Spelling again! Cannons fire cannon-balls.
OP Offwidth 04 Jan 2013
In reply to Rob Davies:

I don't care a jot about that. An author's name of a book I'm recommending and can check on the book or the internet is very different level of problem. Please receive some negative karma.
 Liam P 07 Jan 2013
Great book.

I got a few good ticks this year! One Hundred Years of Solitude, Cannery Row, Les Miserables, The Man in the High Castle, Hard Times, The Island, The City and The City, Psycho Vertical.

I'm just about to start on The Master and Margarita. Heard good things about it so hope it doesn't disapoint.
 aln 07 Jan 2013
In reply to toad:
> (In reply to Offwidth) >
> I think the best part was that it wasn't scifi. The whole two cities thing is a deliberate, consensual act of wilful stupidity/beaurocracy in an entirely mundane world.

Are you sure about that? I suspected the same but I felt there was enough in the book to suggest some kind of inter-dimensional goings on.

 toad 07 Jan 2013
In reply to aln:
> (In reply to toad)
> [...]
>
> Are you sure about that? I suspected the same but I felt there was enough in the book to suggest some kind of inter-dimensional goings on.

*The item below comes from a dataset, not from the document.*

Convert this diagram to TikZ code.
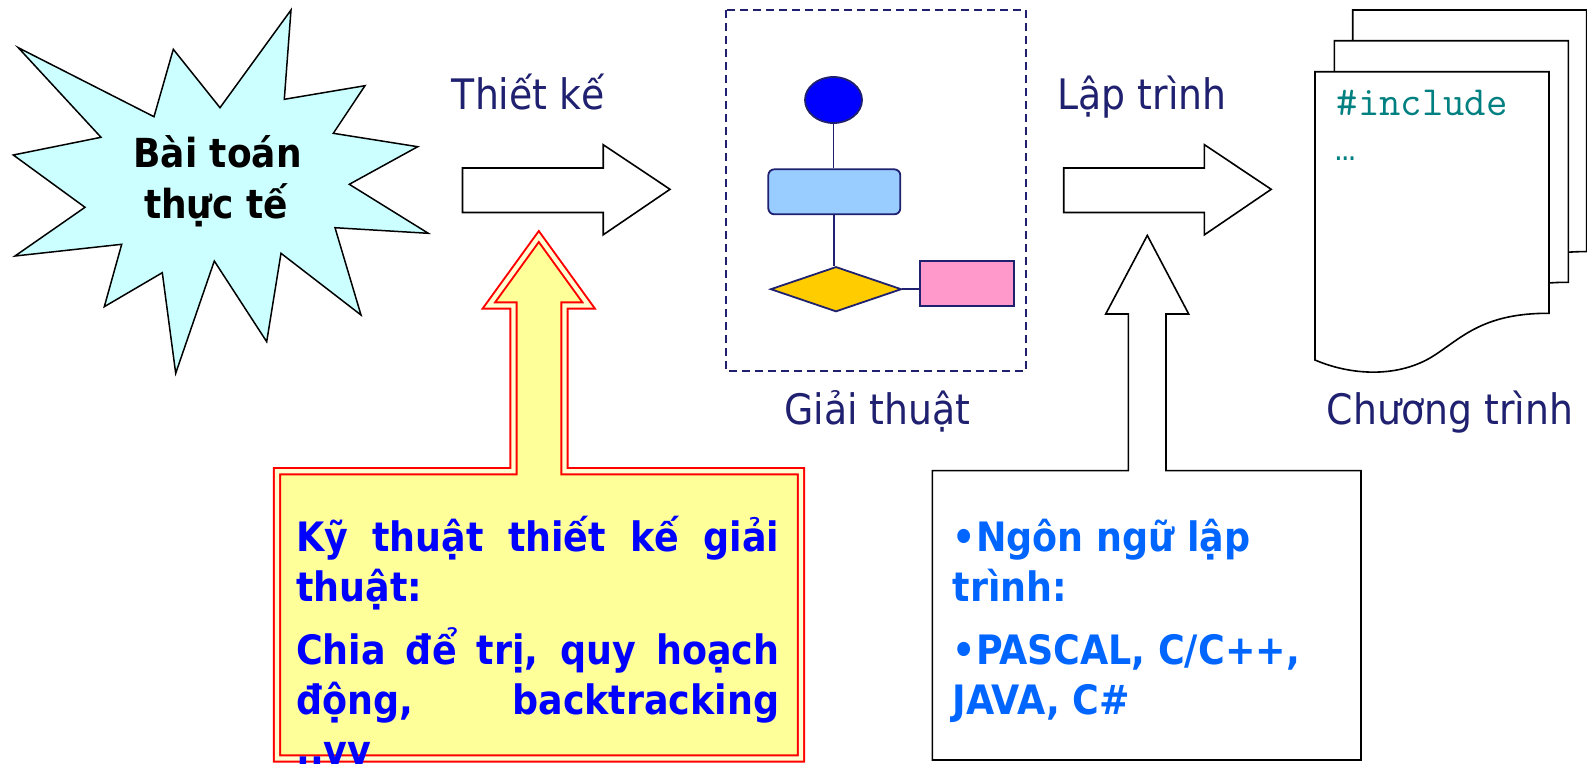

I'm not convinced. It would have been interesting to learn the origins of the schism, but I think it was an entirely human phenomenon - Breach was more like a terrible faux-pas than a physical event
OP Offwidth 07 Jan 2013
In reply to aln:

The city and the city appeared to me to be physically undivided. Breach, the external 'police' required to maintain this divided system arguably just exploited the psychological cues necessary to run such an arrangement to come and go surprisingly in either city. Even the legendary '3rd city' seemed to be unmagical in its alleged construct. The only unexplained stuff in physical terms that I remember were the arcane devices from the pre-division period discovered in the archaeological digs.
 aln 08 Jan 2013
In reply to Offwidth: To you and Toad. Maybe I missed half the point. Good book like, though.